Question

Define acceleration and derive an uniform equation v=u+at​

Answer 1

Explanation:-

Definition of acceleration

When ∆t approaches zero this average acceleration becomes the instantaneous acceleration. instantaneous acceleration is also called acceleration

The dimensions of acceleration is

$\to \sf \: LT {}^{ - 2}$

Its SI unit is

$\sf \to \: ms {}^{ - 2}$

Acceleration are two types

i) Average acceleration

=> Average acceleration is define as the ratio of change in velocity, i.e. ∆v to the time interval ∆t in which this change occurs.
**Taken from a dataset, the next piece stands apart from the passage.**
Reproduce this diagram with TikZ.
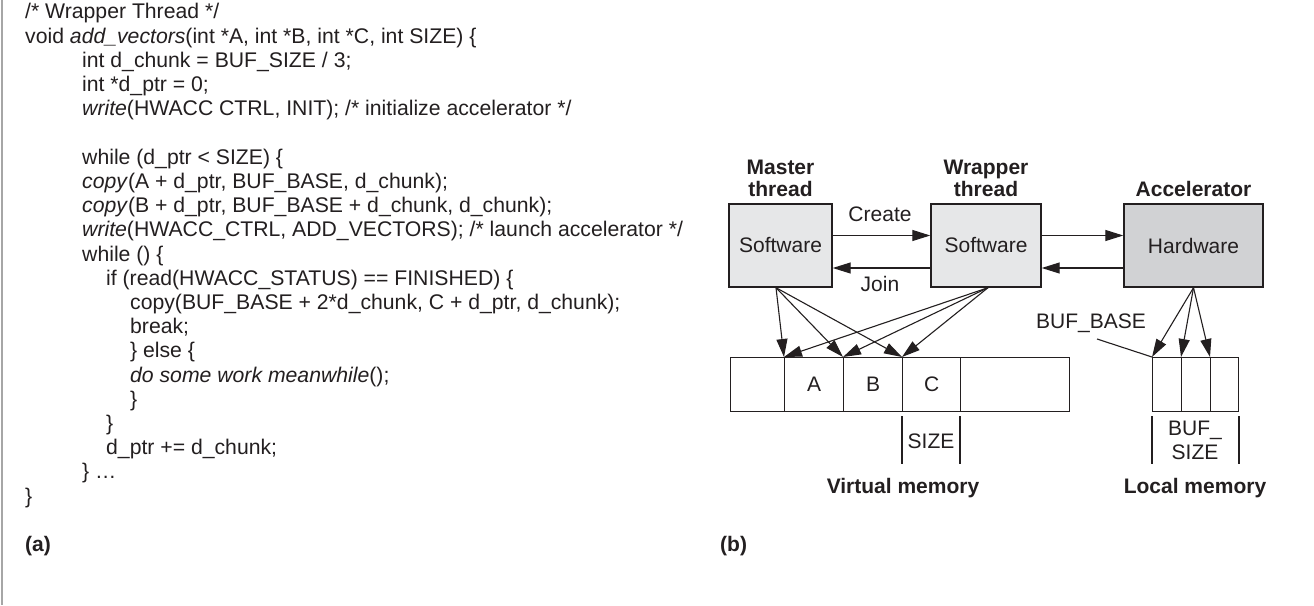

Hence

$\implies \boxed{ \rm \: a_{av} = \frac{ \Delta v}{\Delta t} = \frac{v_i - v_f}{\Delta t} }$

ii) Instantaneous Acceleration

The instantaneous acceleration is defined at a particular instant and is given by

$\implies\boxed{ \rm \: a = \displaystyle \lim_{\Delta t \to0} \rm\frac{\Delta v}{\Delta t} = \frac{dv}{dt} }$

Derivation of an uniform acceleration

For one dimensional motion with a = constant

we can write

$\: \: \: \: \: \: \: \: \: \: \: \: \: \: \: \rm \: dv = a \: \: dt$

Integrating both side , we have

$\rm \int dv = a \int dt$

At t=0 , velocity is u and at t= t velocity is v .Hence

$\int \limits_ { {}^{u} }^{v} \: dv \: = a \: \int \limits_ {0}^{t} \: dt$

$\rm \big[v \big] {}^{v} _u = a \big[t \big] {}^{t} _0 \: \: \: or \: \: \: v - u = at$

$\boxed{ \rm \: v = u + at}$

Hence proved